Bibiana Sucre, Executive Director of Provita, takes up the story:

“The pandemic of COVID-19 reached its first confirmed cases in Venezuela in mid-March and the government immediately started a quarantine to prevent the spread of disease, greatly restricting movement. We were further hit by a major scarcity of gasoline, as well as intermittent water supplies, daily blackouts in electricity and poor phone signal and internet connections. All in all a very difficult time. All the same, we needed to urgently mobilise our activities in readiness for the parrots to breed.”

Keeper of the Wild, Pablo Antonio Millan, says of his work: “It gives me great satisfaction when I see the fledglings coming out of the nests.
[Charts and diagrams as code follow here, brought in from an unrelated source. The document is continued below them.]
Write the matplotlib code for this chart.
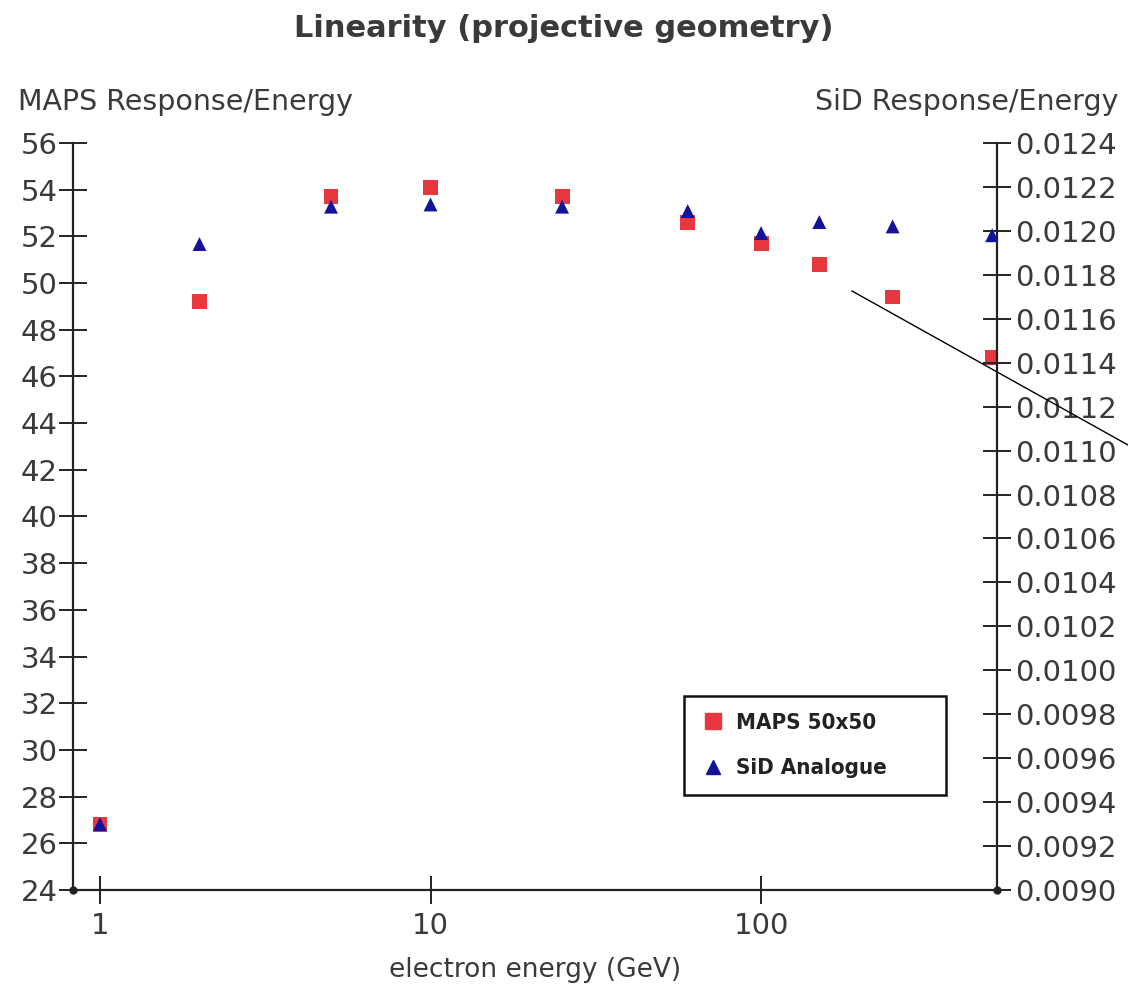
"""
Linearity (projective geometry) - MAPS vs SiD response per energy
"""

import matplotlib
matplotlib.use("Agg")
import matplotlib.pyplot as plt
from matplotlib.lines import Line2D

energy = [1, 2, 5, 10, 25, 60, 100, 150, 250, 500]
maps_resp = [26.8, 49.2, 53.7, 54.1, 53.7, 52.6, 51.7, 50.8, 49.4, 46.8]
sid_resp = [0.00930, 0.01194, 0.01211, 0.01212, 0.01211, 0.01209,
            0.01199, 0.01204, 0.01202, 0.01198]

left_ticks = list(range(24, 57, 2))
right_ticks = [0.0090 + 0.0002 * i for i in range(18)]
x_ticks = [1, 10, 100]

RED = "#e8383f"
BLUE = "#12129a"
TXT = "#3a3a3a"

plt.rcParams["font.family"] = "DejaVu Sans"

fig = plt.figure(figsize=(11.28, 9.88), dpi=100)
ax = fig.add_axes([0.0647, 0.0992, 0.8191, 0.7561])
ax2 = ax.twinx()

ax.set_xscale("log")
ax.set_xlim(0.8286, 517)
ax.set_ylim(24, 56)
ax2.set_ylim(0.0090, 0.0124)

ax.scatter(energy, maps_resp, marker="s", s=115, color=RED, zorder=3,
           edgecolors="none", label="MAPS 50x50")
ax2.scatter(energy, sid_resp, marker="^", s=100, color=BLUE, zorder=3,
            edgecolors="none", label="SiD Analogue")

ax.set_xticks(x_ticks)
ax.set_xticklabels([str(t) for t in x_ticks])
ax.xaxis.set_minor_locator(matplotlib.ticker.NullLocator())
ax.set_yticks(left_ticks)
ax2.set_yticks(right_ticks)
ax2.set_yticklabels(["%.4f" % t for t in right_ticks])

for a in (ax, ax2):
    a.spines["top"].set_visible(False)
    for sp in a.spines.values():
        sp.set_linewidth(1.6)
        sp.set_color("#222222")
    a.tick_params(direction="inout", length=20, width=1.4, color="#222222",
                  labelsize=21, labelcolor=TXT, pad=1)
ax.spines["right"].set_visible(False)
ax2.spines["left"].set_visible(False)
ax2.spines["bottom"].set_visible(False)
ax.tick_params(axis="x", pad=6)
ax2.tick_params(axis="y", pad=3)

# little dots at the axis corners
ax.plot([0, 1], [0, 0], "o", transform=ax.transAxes, color="#222222",
        ms=5, clip_on=False, zorder=5)

ax.set_xlabel("electron energy (GeV)", fontsize=19, color=TXT, labelpad=12)
fig.text(0.016, 0.897, "MAPS Response/Energy", fontsize=20.5, color=TXT,
         ha="left", va="center")
fig.text(0.992, 0.897, "SiD Response/Energy", fontsize=20.5, color=TXT,
         ha="right", va="center")
fig.suptitle("Linearity (projective geometry)", fontsize=22, fontweight="bold",
             color=TXT, y=0.986)

handles = [
    Line2D([], [], marker="s", ls="none", color=RED, ms=11, label="MAPS 50x50"),
    Line2D([], [], marker="^", ls="none", color=BLUE, ms=10, label="SiD Analogue"),
]
leg = ax.legend(handles=handles, loc="lower left", mode="expand",
                bbox_to_anchor=(0.661, 0.127, 0.284, 0.134), fancybox=False,
                framealpha=1, prop={"weight": "bold", "size": 16,
                                    "stretch": "condensed"},
                handletextpad=0.5, borderpad=0.75, labelspacing=1.15,
                handlelength=1.1, borderaxespad=0)
leg.get_frame().set_edgecolor("#111111")
leg.get_frame().set_linewidth(1.8)
for t in leg.get_texts():
    t.set_color("#222222")

# stray diagonal line present in the original image
fig.add_artist(Line2D([852 / 1128, 1.0], [1 - 291 / 988, 1 - 445 / 988],
                      color="black", lw=1.0))

fig.savefig("out.png", dpi=100)
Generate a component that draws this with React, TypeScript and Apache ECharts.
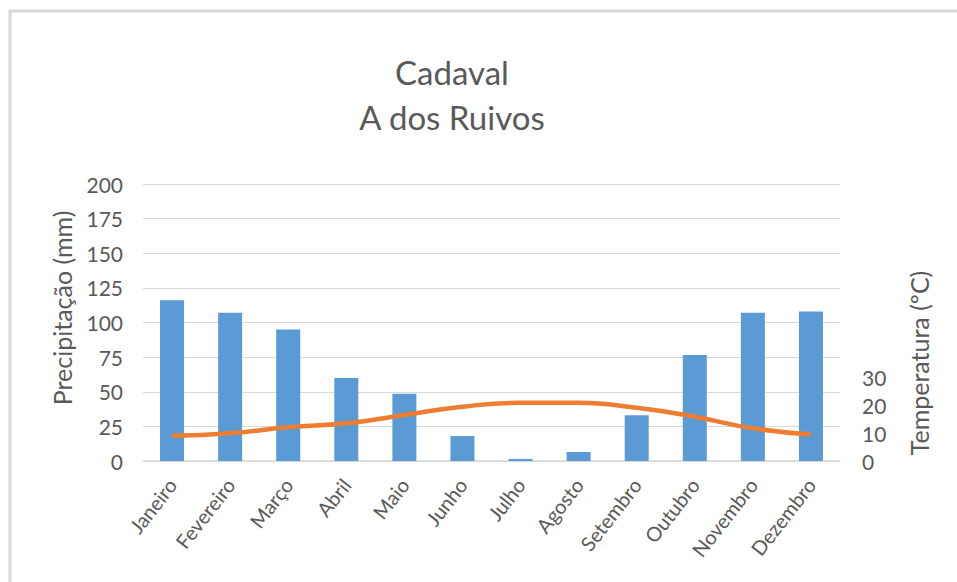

I feel enormous happiness when I watch them flying, knowing that they are free.” Image credit: Roland Seitre.

Keepers of the Wild galvanise action while in quarantine

“At that time this year we were keeping a close eye on the development of the disease on Margarita Island and agreed we would stop all field activities as soon as the first cases were confirmed in Macanao peninsula. First cases were reported in mid-May and at that time we discussed the situation with our team and agreed we should stop the surveillance activities.

“Our Keepers of the Wild sent many requests urging Provita leaders to reconsider and stay in the field despite the pandemic, but Provita felt this was too high risk for the health of our team and their families. Therefore, we agreed to stop and took the team and the equipment out of the field site.

“However, on the monitoring visit made one month later by our local Sub-Director, he learned that the rangers had reorganised themselves and had gone back into the field a few days after we had left as they didn’t want to leave the parrots unprotected. This was an extremely touching moment for all of us at Provita and their dedication was inspirational. Our Sub-Director immediately started to bring back the field equipment and other logistical support to continue the work.

“This dedication has paid off and was rewarded when 140 parrot chicks reached maturity and flew off into the wild! This achievement matches 2019’s record of chicks fledged in the history of the project. On behalf of everyone at Provita and ‘our’ parrots, we send a heartfelt thank you to our wonderful Keepers of the Wild and all our rangers.”

Keepers of the Wild have worked tirelessly to shield the nests of Yellow-shouldered Parrots. Image credit: Provita.

Against a backdrop of social and economic crisis in Venezuela, Bibiana and her team at Provita are still managing to strengthen environmental awareness and play a hands-on role in species protection. What a wonderful WLT partner they are – we send our congratulations on this year’s heroic efforts and achievements.